Continuous Integration Is a Must Have for DevOps
Tuesday, March 22, 2016
Lubos Parobek |
The need to ship code faster continues to be priority for software development teams everywhere. In fact, a recent survey report shows 46 percent of developers and testing professionals say they want to deploy software even faster than they currently can.
DevOps has emerged as a modern approach in driving more frequent, higher quality releases. What makes DevOps different from traditional approaches to development is its focus on people first. It takes people to build a strong software development engine.
But only when teams are communicating deliberately can organizations embrace the modern practices of continuous integration, continuous delivery, and continuous deployment.
These processes and tools all share the component of taking code automatically upon a developer’s commit and moving it into an environment for testing, integration, staging, or production. Together, they are at the heart of what is called the DevOps practice.
Continuous Integration (CI) offers a valuable and necessary component for development teams to pave the way to DevOps.
For the sake of our purposes, CI above all is a process. It takes code and deploys it upon every commit to what is called an integration environment - a set of infrastructure where the entire application stack is running. It is a place where all automated unit and functional testing can be run that is non-production and has no impact on the user base.

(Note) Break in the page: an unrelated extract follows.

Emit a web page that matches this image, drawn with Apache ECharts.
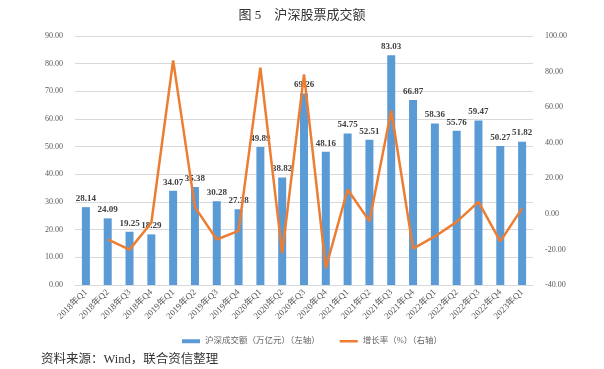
<!DOCTYPE html>
<html>
<head>
<meta charset="utf-8">
<script src="https://cdn.jsdelivr.net/npm/echarts@6/dist/echarts.min.js"></script>
<style>
  html, body { margin: 0; padding: 0; background: #fff; }
  #chart { width: 604px; height: 369px; }
</style>
</head>
<body>
<div id="chart"></div>
<script>
// 季度
const quarters = [
  '2018年Q1', '2018年Q2', '2018年Q3', '2018年Q4',
  '2019年Q1', '2019年Q2', '2019年Q3', '2019年Q4',
  '2020年Q1', '2020年Q2', '2020年Q3', '2020年Q4',
  '2021年Q1', '2021年Q2', '2021年Q3', '2021年Q4',
  '2022年Q1', '2022年Q2', '2022年Q3', '2022年Q4',
  '2023年Q1'
];
// 沪深成交额（万亿元）
const turnover = [
  28.14, 24.09, 19.25, 18.29, 34.07, 35.38, 30.28, 27.38,
  49.89, 38.82, 69.26, 48.16, 54.75, 52.51, 83.03, 66.87,
  58.36, 55.76, 59.47, 50.27, 51.82
];
// 增长率（%）
const growth = [
  null, -14.4, -20.1, -5.0, 86.3, 3.8, -14.4, -9.6,
  82.2, -22.2, 78.4, -30.5, 13.7, -4.1, 58.1, -19.5,
  -12.7, -4.5, 6.7, -15.5, 3.1
];

const serif = '"Liberation Serif", "Noto Sans CJK SC", serif';
const chart = echarts.init(document.getElementById('chart'));

const option = {
  animation: false,
  backgroundColor: '#fff',
  title: {
    text: '图 5　沪深股票成交额',
    left: 'center',
    top: 4,
    textStyle: { fontFamily: serif, fontSize: 13, fontWeight: 'normal', color: '#333' }
  },
  graphic: [{
    type: 'text',
    left: 41,
    top: 353,
    style: { text: '资料来源：Wind，联合资信整理', font: '12.5px ' + serif, fill: '#333' }
  }],
  legend: {
    top: 332,
    left: 177,
    itemGap: 20,
    itemWidth: 18,
    textStyle: { fontFamily: serif, fontSize: 8.5, color: '#666' },
    data: [
      { name: '沪深成交额（万亿元）（左轴）', icon: 'path://M0,0 L18,0 L18,4 L0,4 Z' },
      { name: '增长率（%）（右轴）', icon: 'path://M0,0 L18,0 L18,2.5 L0,2.5 Z' }
    ]
  },
  grid: { left: 75, right: 71, top: 36, bottom: 84 },
  xAxis: {
    type: 'category',
    data: quarters,
    axisTick: { show: false },
    axisLine: { lineStyle: { color: '#d9d9d9' } },
    axisLabel: { rotate: 45, fontFamily: serif, fontSize: 9, color: '#595959', interval: 0, margin: 6 }
  },
  yAxis: [
    {
      type: 'value', min: 0, max: 90, interval: 10,
      axisLabel: { formatter: v => v.toFixed(2), fontFamily: serif, fontSize: 8, color: '#595959', margin: 12 },
      splitLine: { lineStyle: { color: '#d9d9d9' } },
      axisLine: { show: false }, axisTick: { show: false }
    },
    {
      type: 'value', min: -40, max: 100, interval: 20,
      axisLabel: { formatter: v => v.toFixed(2), fontFamily: serif, fontSize: 8, color: '#595959', margin: 12 },
      splitLine: { show: false },
      axisLine: { show: false }, axisTick: { show: false }
    }
  ],
  series: [
    {
      name: '沪深成交额（万亿元）（左轴）',
      type: 'bar',
      data: turnover,
      barWidth: 8,
      itemStyle: { color: '#5B9BD5' },
      label: {
        show: true, position: 'top', distance: 4,
        formatter: p => p.value.toFixed(2),
        fontFamily: serif, fontSize: 9, fontWeight: 'bold', color: '#404040'
      }
    },
    {
      name: '增长率（%）（右轴）',
      type: 'line',
      yAxisIndex: 1,
      data: growth,
      symbol: 'none',
      itemStyle: { color: '#ED7D31' },
      lineStyle: { color: '#ED7D31', width: 2.5 }
    }
  ]
};

chart.setOption(option);
</script>
</body>
</html>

The “Integration” portion of CI means that all components of the application come together in one location: a build. “Continuous” means that these builds happen both regularly and automatically. A build acts as the process of putting source code together and verifying that the software works as a cohesive unit.

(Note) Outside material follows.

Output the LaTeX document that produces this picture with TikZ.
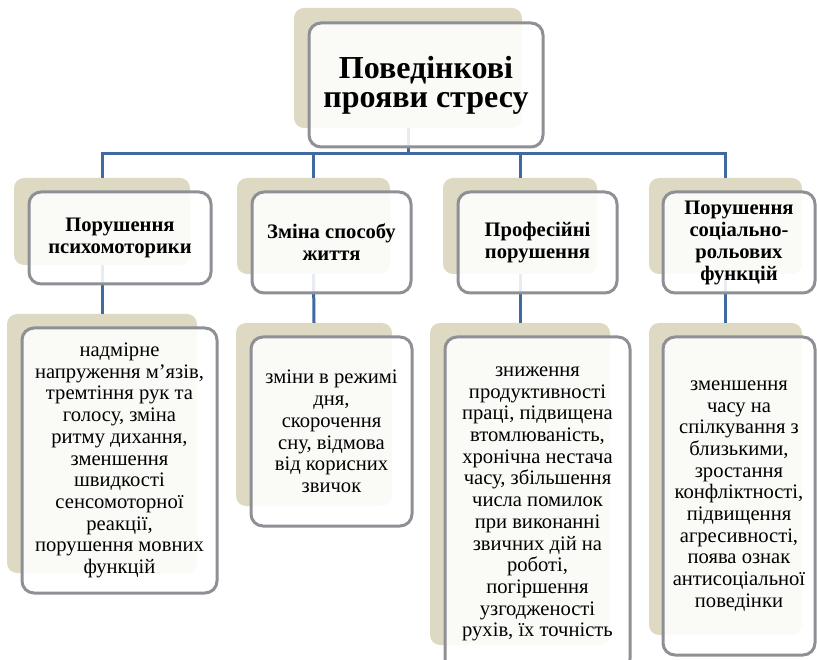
\documentclass[tikz,border=0pt]{standalone}
\usepackage{fontspec}
\setmainfont{Liberation Serif}
\definecolor{tan}{RGB}{221,217,195}
\definecolor{edge}{RGB}{142,144,149}
\definecolor{link}{RGB}{64,105,160}

\begin{document}
\begin{tikzpicture}[x=1pt,y=-1pt,
    back/.style={rectangle, rounded corners=10pt, fill=tan, inner sep=0pt},
    front/.style={rectangle, rounded corners=12pt, draw=edge, line width=3pt,
      fill=white, fill opacity=0.88, text opacity=1, inner sep=0pt, align=center},
    title/.style={font=\fontsize{32}{29}\selectfont\bfseries},
    head/.style={font=\fontsize{20.6}{22}\selectfont\bfseries},
    body/.style={font=\fontsize{20.6}{21.7}\selectfont},
    conn/.style={draw=link, line width=3pt}]
        \useasboundingbox (0,0) rectangle (817,660);
        \clip (0,0) rectangle (817,660);
        % back plates
        \node[back, minimum width=228, minimum height=120] (topbg) at (408,68) {};
        \node[back, minimum width=176, minimum height=87] (c1bg) at (102,221.5) {};
        \node[back, minimum width=153, minimum height=96] (c2bg) at (313.5,226) {};
        \node[back, minimum width=154, minimum height=96] (c3bg) at (520,226) {};
        \node[back, minimum width=153, minimum height=96] (c4bg) at (725.5,226) {};
        \node[back, minimum width=190, minimum height=259] (d1bg) at (102,443.5) {};
        \node[back, minimum width=156, minimum height=183] (d2bg) at (314,414.5) {};
        \node[back, minimum width=180, minimum height=322] (d3bg) at (520,484) {};
        \node[back, minimum width=153, minimum height=312] (d4bg) at (725.5,479) {};
        % links
        \foreach \c in {c1,c2,c3,c4}
            \draw[conn] (topbg.south) -- ++(0,25) -| (\c bg.north);
        \draw[conn] (c1bg.south) -- (d1bg.north);
        \draw[conn] (c2bg.south) -- (d2bg.north);
        \draw[conn] (c3bg.south) -- (d3bg.north);
        \draw[conn] (c4bg.south) -- (d4bg.north);
        % boxes
        \node[front, title, minimum width=234, minimum height=124] (top) at (426,85)
            {Поведінкові\\прояви стресу};
        \node[front, head, minimum width=182, minimum height=92] (c1) at (120,238)
            {Порушення\\психомоторики};
        \node[front, head, minimum width=159, minimum height=101] (c2) at (331.5,242.5)
            {Зміна способу\\життя};
        \node[front, head, minimum width=159, minimum height=101] (c3) at (537.5,242.5)
            {Професійні\\порушення};
        \node[front, head, minimum width=152, minimum height=101] (c4) at (739,242.5)
            {Порушення\\соціально-\\рольових\\функцій};
        \node[front, body, minimum width=195, minimum height=265] (d1) at (119.5,460.5)
            {надмірне\\напруження м’язів,\\тремтіння рук та\\голосу, зміна\\ритму дихання,\\зменшення\\швидкості\\сенсомоторної\\реакції,\\порушення мовних\\функцій};
        \node[front, body, minimum width=161, minimum height=189] (d2) at (331.5,431.5)
            {зміни в режимі\\дня,\\скорочення\\сну, відмова\\від корисних\\звичок};
        \node[front, body, minimum width=185, minimum height=334] (d3) at (537.5,504)
            {зниження\\продуктивності\\праці, підвищена\\втомлюваність,\\хронічна нестача\\часу, збільшення\\числа помилок\\при виконанні\\звичних дій на\\роботі,\\погіршення\\узгодженості\\рухів, їх точність};
        \node[front, body, minimum width=152, minimum height=318] (d4) at (739,496)
            {зменшення\\часу на\\спілкування з\\близькими,\\зростання\\конфліктності,\\підвищення\\агресивності,\\поява ознак\\антисоціальної\\поведінки};
    \end{tikzpicture}
\end{document}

Not only can CI fit into organizations with minimal disruption, it also offers immense value, by virtue of the fact that it does not pose threat to production. CI offers the safe environment and processes needed to test even unstable versions of an application as part of a larger unit.

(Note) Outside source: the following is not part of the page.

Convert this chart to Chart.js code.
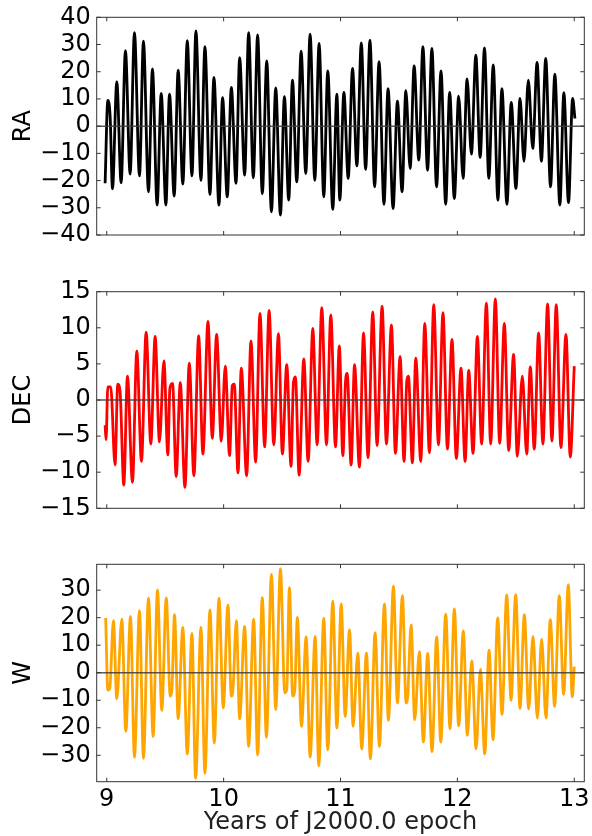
<!DOCTYPE html>
<html>
<head>
<meta charset="utf-8">
<script src="https://cdn.jsdelivr.net/npm/chart.js@4.4.1/dist/chart.umd.min.js"></script>
<style>
  html, body { margin: 0; padding: 0; background: #fff; }
  .panel { position: absolute; left: 0; width: 592px; }
</style>
</head>
<body>
<div class="panel" style="top:0px;height:250px"><canvas id="ra-chart"></canvas></div>
<div class="panel" style="top:275px;height:250px"><canvas id="dec-chart"></canvas></div>
<div class="panel" style="top:545px;height:291px"><canvas id="w-chart"></canvas></div>
<script>
// Các cực đại / cực tiểu của từng chuỗi (năm, giá trị)
const xTicks = [9, 10, 11, 12, 13];

const raYears = [
  8.986, 9.009, 9.029, 9.049, 9.086, 9.123, 9.160, 9.200, 9.237, 9.280,
  9.314, 9.357, 9.391, 9.431, 9.466, 9.506, 9.537, 9.577, 9.611, 9.651,
  9.689, 9.729, 9.763, 9.806, 9.840, 9.883, 9.917, 9.960, 9.991, 10.031,
  10.066, 10.106, 10.137, 10.180, 10.214, 10.254, 10.291, 10.331, 10.369, 10.409,
  10.446, 10.486, 10.520, 10.557, 10.589, 10.626, 10.663, 10.703, 10.740, 10.780,
  10.817, 10.857, 10.891, 10.934, 10.969, 10.994, 11.029, 11.066, 11.103, 11.140,
  11.178, 11.215, 11.252, 11.292, 11.330, 11.372, 11.407, 11.450, 11.487, 11.527,
  11.559, 11.596, 11.630, 11.670, 11.705, 11.745, 11.782, 11.822, 11.860, 11.900,
  11.934, 11.974, 12.011, 12.049, 12.083, 12.120, 12.158, 12.195, 12.232, 12.269,
  12.307, 12.347, 12.381, 12.424, 12.461, 12.501, 12.536, 12.570, 12.607, 12.645,
  12.682, 12.719, 12.756, 12.797, 12.834, 12.877, 12.911, 12.951, 12.986, 13.006
];
const raValues = [
  -21, 9.5, 3.5, -23, 16.3, -20.8, 27.7, -17.6, 34.4, -18.3,
  31.2, -24.1, 21, -29, 12, -29, 11.8, -25.7, 20.6, -21.3,
  31.4, -18.3, 35, -19.9, 29.2, -25.1, 17.9, -29, 10.5, -26,
  14.2, -21, 25.2, -18, 34.4, -19, 33.5, -24.8, 24, -31.5,
  14.1, -32.7, 10.8, -27.2, 16.9, -20.5, 27.6, -17.4, 33.8, -19.9,
  30.4, -26, 20.3, -30.6, 11.8, -27.2, 12.4, -19.2, 21.2, -14.6,
  30.6, -15.9, 31.6, -22.3, 23.7, -28.7, 13.8, -30.3, 9.2, -24.1,
  13, -15.6, 22.1, -12.5, 29.2, -16.2, 28.6, -22.3, 20.3, -28.7,
  12.4, -26.6, 11, -19.2, 17.4, -10.3, 26.1, -11.5, 28.8, -19.2,
  22.5, -27.2, 13.8, -28.7, 8.7, -22.9, 10.2, -12.9, 16.9, -8.2,
  23.4, -12.9, 24.9, -22.3, 19.1, -29, 12.3, -28.1, 10.2, 2.8
];

const decYears = [
  8.986, 8.994, 9.009, 9.034, 9.071, 9.094, 9.114, 9.146, 9.177, 9.220,
  9.257, 9.297, 9.337, 9.377, 9.414, 9.451, 9.489, 9.523, 9.540, 9.563,
  9.594, 9.629, 9.669, 9.706, 9.746, 9.786, 9.823, 9.866, 9.903, 9.940,
  9.980, 10.014, 10.051, 10.074, 10.091, 10.123, 10.151, 10.197, 10.234, 10.274,
  10.311, 10.351, 10.389, 10.429, 10.469, 10.503, 10.540, 10.577, 10.597, 10.614,
  10.646, 10.686, 10.723, 10.763, 10.800, 10.840, 10.880, 10.917, 10.957, 10.990,
  11.020, 11.043, 11.057, 11.091, 11.120, 11.162, 11.197, 11.236, 11.276, 11.313,
  11.356, 11.393, 11.436, 11.470, 11.510, 11.544, 11.567, 11.581, 11.615, 11.644,
  11.687, 11.721, 11.761, 11.798, 11.838, 11.877, 11.915, 11.954, 11.991, 12.031,
  12.066, 12.097, 12.134, 12.171, 12.208, 12.248, 12.285, 12.325, 12.362, 12.402,
  12.439, 12.481, 12.513, 12.556, 12.593, 12.624, 12.658, 12.695, 12.732, 12.772,
  12.809, 12.846, 12.886, 12.929, 12.966, 13.000
];
const decValues = [
  -3.5, -5.5, 1.8, 1.8, -9, 2.2, 1.2, -11.8, 3.3, -11.4,
  6.8, -8.5, 9.4, -6.1, 8.8, -5.8, 5.4, -7.6, 1.6, 2.3,
  -10.6, 2.4, -12.1, 5.1, -10.5, 8.9, -7.5, 10.9, -5.3, 9.1,
  -5.7, 4.7, -7.7, 2.0, 2.2, -10.1, 4.4, -10.5, 8.2, -8.6,
  12, -6.5, 12.4, -6.2, 9.2, -7.5, 4.9, -9.2, 2.4, 3.2,
  -10.4, 5.7, -8.5, 9.9, -6.2, 12.8, -6.2, 11.8, -6.5, 7.5,
  -7.7, 2.6, 3.7, -9, 4.9, -9.3, 9.3, -8, 12.2, -6.3,
  13, -6.1, 10.4, -7.4, 6, -8.5, 2.6, 3.3, -8.7, 5.8,
  -8.5, 10.6, -7.3, 13.2, -6.2, 12.1, -6.8, 8.4, -8.1, 4.4,
  -8.5, 4.1, -7.4, 8.8, -6.1, 13.4, -6.1, 14, -6, 10.6,
  -7, 6.3, -7.8, 3.3, -7.5, 4.6, -6.8, 9.3, -6.1, 13.3,
  -5.7, 13.2, -6.6, 9.1, -7.9, 4.7
];

const wYears = [
  8.991, 9.009, 9.026, 9.057, 9.086, 9.129, 9.163, 9.203, 9.237, 9.280,
  9.314, 9.357, 9.397, 9.434, 9.471, 9.509, 9.543, 9.557, 9.580, 9.611,
  9.651, 9.689, 9.729, 9.760, 9.806, 9.840, 9.883, 9.920, 9.960, 9.997,
  10.037, 10.066, 10.080, 10.109, 10.137, 10.180, 10.214, 10.257, 10.291, 10.331,
  10.366, 10.409, 10.446, 10.486, 10.523, 10.540, 10.563, 10.591, 10.609, 10.631,
  10.666, 10.706, 10.740, 10.783, 10.814, 10.857, 10.891, 10.934, 10.969, 11.006,
  11.040, 11.077, 11.108, 11.148, 11.182, 11.222, 11.256, 11.296, 11.333, 11.376,
  11.410, 11.453, 11.487, 11.530, 11.561, 11.575, 11.604, 11.635, 11.675, 11.709,
  11.746, 11.783, 11.823, 11.858, 11.900, 11.937, 11.974, 12.011, 12.051, 12.085,
  12.123, 12.160, 12.197, 12.234, 12.271, 12.305, 12.345, 12.382, 12.422, 12.459,
  12.499, 12.536, 12.573, 12.610, 12.647, 12.684, 12.721, 12.758, 12.795, 12.832,
  12.872, 12.909, 12.949, 12.983, 13.000
];
const wValues = [
  19.9, -6.3, -5.5, 18.9, -9.5, 19.5, -21.3, 20.5, -30.7, 22.6,
  -31.1, 27.1, -23.2, 30.1, -13.7, 27.2, -8.5, -6.5, 21.1, -16.7,
  16.5, -29.6, 14.3, -38.4, 16.5, -36.6, 22.8, -25.6, 27.1, -12.8,
  24.6, -8.5, -6.1, 18.9, -16.8, 16.8, -26.8, 19.5, -29.9, 27.4,
  -23.5, 35.7, -13.4, 37.8, -7.3, -6.1, 30.9, -8.5, -6.1, 20.1,
  -19.5, 13, -30.7, 13.2, -33.8, 19.8, -28, 26, -20.1, 25,
  -15.9, 15.6, -19.5, 7.1, -27.7, 7.1, -31.3, 14.6, -26.8, 25,
  -17.3, 31.5, -11, 28, -11, -8.5, 17.4, -17.1, 7.7, -25.2,
  7, -28.7, 13, -25.2, 21.3, -20.4, 23.2, -19.3, 15.2, -22.8,
  4.3, -27.7, 1.2, -29.5, 8.2, -24.4, 19.9, -15.2, 28.3, -10,
  28.4, -13, 21.1, -13.2, 13.2, -16.5, 12.2, -16.5, 19.3, -12.2,
  28, -7.9, 32, -8.8, 2.2
];

const FONT = { family: 'DejaVu Sans', size: 24 };

// Khung, vạch chia hướng vào trong và đường 0 (kiểu matplotlib classic)
const framePlugin = {
  id: 'frame',
  afterDatasetsDraw(chart) {
    const { ctx, chartArea: a, scales: { x, y } } = chart;
    ctx.save();
    const y0 = y.getPixelForValue(0);
    ctx.strokeStyle = 'rgba(60,60,60,0.85)';
    ctx.lineWidth = 1.5;
    ctx.beginPath();
    ctx.moveTo(a.left, y0);
    ctx.lineTo(a.right, y0);
    ctx.stroke();

    ctx.strokeStyle = '#333';
    ctx.lineWidth = 1;
    ctx.strokeRect(a.left, a.top, a.right - a.left, a.bottom - a.top);
    ctx.beginPath();
    x.ticks.forEach(t => {
      const px = x.getPixelForValue(t.value);
      ctx.moveTo(px, a.bottom); ctx.lineTo(px, a.bottom - 4);
      ctx.moveTo(px, a.top); ctx.lineTo(px, a.top + 4);
    });
    y.ticks.forEach(t => {
      const py = y.getPixelForValue(t.value);
      ctx.moveTo(a.left, py); ctx.lineTo(a.left + 4, py);
      ctx.moveTo(a.right, py); ctx.lineTo(a.right - 4, py);
    });
    ctx.stroke();
    ctx.restore();
  }
};

function makePanel(id, years, values, color, yMin, yMax, step, label, pad, showX) {
  const points = years.map((t, i) => ({ x: t, y: values[i] }));
  return new Chart(document.getElementById(id), {
    type: 'line',
    data: {
      datasets: [{
        data: points,
        borderColor: color,
        borderWidth: 2.8,
        pointRadius: 0,
        cubicInterpolationMode: 'monotone',
        fill: false
      }]
    },
    options: {
      responsive: true,
      maintainAspectRatio: false,
      animation: false,
      events: [],
      layout: { padding: pad },
      plugins: { legend: { display: false }, tooltip: { enabled: false } },
      scales: {
        x: {
          type: 'linear',
          min: 8.914,
          max: 13.086,
          grid: { display: false, drawTicks: false },
          border: { display: false },
          ticks: {
            display: showX,
            stepSize: 1,
            includeBounds: false,
            autoSkip: false,
            color: '#000',
            font: FONT,
            padding: 4,
            maxRotation: 0
          },
          title: {
            display: showX,
            text: 'Years of J2000.0 epoch',
            color: '#222',
            font: FONT,
            padding: { top: 0, bottom: -1 }
          },
          afterBuildTicks: s => { s.ticks = xTicks.map(v => ({ value: v })); },
          afterFit: s => {
            s.height = showX ? 54.3 : 0;
            s.paddingLeft = 0;
            s.paddingRight = 0;
          }
        },
        y: {
          min: yMin,
          max: yMax,
          grid: { display: false, drawTicks: false },
          border: { display: false },
          ticks: {
            stepSize: step,
            includeBounds: false,
            autoSkip: false,
            color: '#000',
            font: FONT,
            padding: 6,
            callback: v => (v < 0 ? '\u2212' + Math.abs(v) : '' + v)
          },
          title: {
            display: true,
            text: label,
            color: '#000',
            font: FONT,
            padding: { top: 9, bottom: 0 }
          },
          afterFit: s => {
            s.width = 96.7;
            s.paddingTop = 0;
            s.paddingBottom = 0;
          }
        }
      }
    },
    plugins: [framePlugin]
  });
}

makePanel('ra-chart', raYears, raValues, '#000000', -40, 40, 10, 'RA',
  { left: 0, right: 7.7, top: 17.3, bottom: 15 }, false);
makePanel('dec-chart', decYears, decValues, '#ff0000', -15, 15, 5, 'DEC',
  { left: 0, right: 7.7, top: 16.7, bottom: 16.7 }, false);
makePanel('w-chart', wYears, wValues, '#ffa500', -39.6, 39.4, 10, 'W',
  { left: 0, right: 7.7, top: 19.3, bottom: 0 }, true);
</script>
</body>
</html>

After feature creation, CI is truly the most opportunistic element of software development. It empowers testing teams to go beyond the standard test suite of typical, common functionality, and grows their test cases to include very recent functionality, as well as exploratory testing.
This is a process of simultaneous testing, and test design, testing that evolves with the application, and results in expanded test coverage. It also gives the opportunity for developers to implement features they’ve always wanted, but have been afraid to try due to the risk of failure. Now developers can quickly try functionality against the entire stack without worrying about it slowing down releases, or creating issues that impact production.
The benefits to CI are huge: increased release volume, room for innovation, and positive impact on the development pipeline via enhanced software quality and efficiency. When you are able to test and ensure that all pieces of your software puzzle fit with each other, you can more realistically speed more quickly to a solid, cohesive and quality product.
In this way, CI serves as a natural, necessary step in developing a true DevOps practice. And it must be executed correctly before any other aspect of DevOps can be implemented.